Ninth Circuit Widens Split on Dodd-Frank Whistleblower Provisions
The Ninth Circuit joined the Second Circuit in concluding that the Dodd-Frank whistleblower provisions protect from retaliation those who report internally at the company but not to the SEC, despite the literal language of the statute. In reaching this conclusion the Circuit Court adopted a position that is consistent with that of the SEC but which has previously been rejected by the Fifth Circuit, widening the split among the circuits. Ultimately the question will need to be resolved by the Supreme Court. Somers v. Digital Realty Trust Inc., No. 15-17352 (9th Cir. Filed March 8, 2017).
Plaintiff-Appellee Paul Somers was employed as a vice president at Defendant-Appellant Digital Realty Trust, Inc. During his four year tenure with the firm, which ended in 2014, he made several reports to senior management regarding possible securities law violations by the company. He was terminated. Prior to being terminated Mr. Somers did not report his concerns to the SEC.
Subsequently, Mr. Somers filed suit against Digital Realty alleging violations of Exchange Act Section 21F and other laws. That Section includes an anti-retaliation provision passed as part of Dodd-Frank. The Section provides in part that “No employer may discharge . . . a whistleblower . . . because of any lawful act done by the whistleblower – (i) in providing information to the Commission in accordance with this section; (ii) in initiating, testifying in, or assisting in any investigation or judicial or administrative action of the Commission based upon. . . such information. . . (iii) in making disclosures that are required or protected under the Sarbanses-Oxley Act . . .”
Defendant moved to dismiss in the District Court, arguing that Mr. Somers was not a whistleblower under Dodd-Frank. Specifically, Section 21F defines a whistleblower as “any individual who provides . . . information relating to a violation of the securities laws to the Commission. . .” Since Mr. Somers did not provide information to the SEC, Digital Realty argued he was not protected by the Section. The District Court denied the motion after an extensive examination of the statutes and their legislative history. That determination is in accord with Berman v. Neo@Ogilvy LLC, 801 F. 3rd 145 (2nd Cir. 2015) but contrary to the decision in Asadi v. G.E. Energy (USA) LLC, 720 F. 3d 620 (5th Cir. 2013). The District Court certified the question to the Ninth Circuit for review.
The Ninth Circuit affirmed. The case “must be seen against the background of twenty-first century statutes to curb securities abuses” the Court began. In 2002 Sarbanes-Oxley was passed to safeguard investors following a financial scandal. A key part of the Act requires internal reporting by lawyers working for public companies, a provision which is similar to obligation imposed on auditors by the Exchange Act. SOX protects those professionals and others who lawfully provide information to federal agencies, Congress or “a person with supervisory authority over the employee.”
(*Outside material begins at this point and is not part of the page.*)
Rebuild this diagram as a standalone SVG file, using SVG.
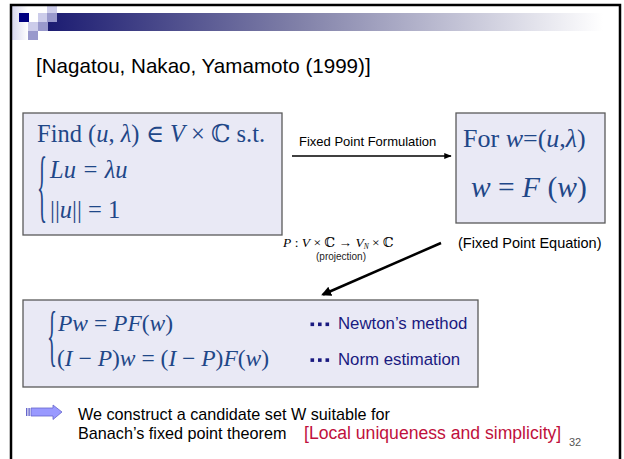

Dodd-Frank, like SOX, was passed in the wake of a financial scandal. Section 21F contained a provision protecting whistleblowers from retaliation. The term whistleblower was defined as anyone who reports to the SEC “in a manner established, by rule or regulation, by the Commission.” The anti-retaliation provision provides protections to those who (i) furnish information to the SEC, (ii) testify or assist the Commission or (iii) make disclosures that are required or protected under SOX. This broad prescription evidences an intent to cover more than just those who report to the SEC since under SOX auditors, lawyers and others who report to their supervisor but not the Commission are protected. It would thus be illogical to confine the protections to only those who report to the Commission. While there is a split on this question between the Second and Fifth Circuits, the Court found that when the SOX and Dodd-Frank provisions are read together it is clear that the anti-retaliation provisions were designed to cover those who report to the Commission and internally.
Circuit Judge Owens dissented, citing the decision of the Fifth Circuit in Asadi.